Ariel Sharon has decided to end the state of Israel as we know it. And not a moment too soon. His tool is the disengagement, a plan with something in it to upset and disappoint everyone. At one stroke, to change the national subject, to junk the tedious discourse of decades. For that reason, if for no other, the plan may be what Israel has needed for years.
The left, still arrogant, still innocent, still rudderless and toothless and mute, quietly resents Sharon and questions his intentions. The left gazes from the side as Sharon dismantles settlements in Gaza - something the left could never bring itself to do. It clucks in reservation as Sharon cements Israel's hold on West Bank settlements the left, in theory, wants to cede - and which, in practice, the left for decades only built up.
The left needs to look at itself with honesty. For once.
The right, which in its modern version was invented by Sharon, the right that once looked to him as Israel's Caesar, has now recast him as its treacherous Cassius.
The right needs to look at its heritage with honesty. For once.
The right needs to recall that it was Menachem Begin who traded for peace the vast majority of the land captured in the Six-Day War. Benjamin Netanyahu needs to recall that it was Benjamin Netanyahu who, handing a victory to gunmen, traded away the bulk of the holy city of Hebron to Yasser Arafat.

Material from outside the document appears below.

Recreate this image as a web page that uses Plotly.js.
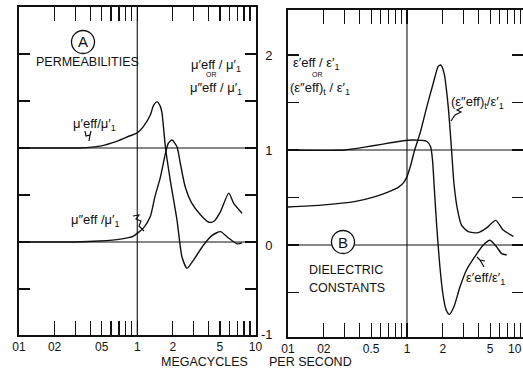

Settlers, meanwhile, are livid, cuckolded by the partner who literally put them on the map, the same Arik whose brawn and guile helped them turn a marginal idea into the most transforming revolution Orthodox Judaism has known in more than a century.
The settlers' pain is already profound, their trauma likely to last for years, regardless of the outcome of the disengagement. To ask that they look inward at this point would only add insult. But when it does happen, the settlers may see the same unfortunate truth as the rest of us.
The nation at middle age is in the throes of a mid-life crisis. A nation used to thinking of itself as young is being forced, against its every instinct, to grow up.
Perhaps the plan, not unlike its author, really does offer something for everyone to hate. But the unease, the fury, the fears over the plan only begin with the disengagement. There is a broader threat at work as well.
Israel, born of the conflicting revolutions of Socialist Zionism, Revisionist Zionism, Religious Zionism and ultra-Orthodox anti-Zionism, has from the start been a nation that idolized, enshrined and often subsidized rebellion.
As a consequence, Israel's political spectrum is a latter-day Twelve Tribes of revolution, with fervent camps representing in-your-face free market secularism, Sephardi religious pride, us-or-them transferism, and Shenkinite ultra-liberalism.
Allegiance to one's revolution has long been a badge of personal identity, as the orange-clad, bumper sticker-mad settler movement demonstrates. At this point, many Israelis identify more closely with their revolutionary tribe than they do with the nation as a whole.
Small wonder, then, that no one wants to defend Sharon. Because to do so is to speak up for human frailty, for complexity, for the capacity to change one's mind. And because doing so is to speak up for someone whose lifelong distrust for ideology gave him a vision, for better or worse, that is his alone.
If the disengagement goes forward, it will be a signal that the era of permanent revolution has begun to wane. It will be a sign that Israelis of all extremes - those who believe that all the territories must be given away and those who believe that none should be, those who believe in a secular state and those who believe in a state ruled by Jewish law - must reconcile themselves to an Israel with something to disappoint everyone.
A state to love, which, like all nations, affords every one of its citizens something to hate.
Most importantly, the pullout plan may force Israelis, perhaps for the first time, to really look at one another and at themselves. The left, so avowedly sensitive, may at last acknowledge settlers as people who feel real pain.
The settlers, whose Judeo-centric revolution has paradoxically isolated them from other Jews, may reclaim their position as full citizens of Israel.
It won't be easy. It won't be soon. Many will continue to opt for the clan over the consensus, the blood ties of revolution over the drab bonds of citizenry. Certainly one-sidedness is the sex drive of revolution. Passion is vastly more seductive than compassion, assault much more instinctive than understanding, demonization easier by far than dialogue.
It will take an earthquake, an earthquake of the magnitude of a disengagement, to force Israelis to see across their all-too-familiar fault lines to a complex reality and to solutions that we can ultimately live with. Even if, inevitably, they are solutions that none of us can love.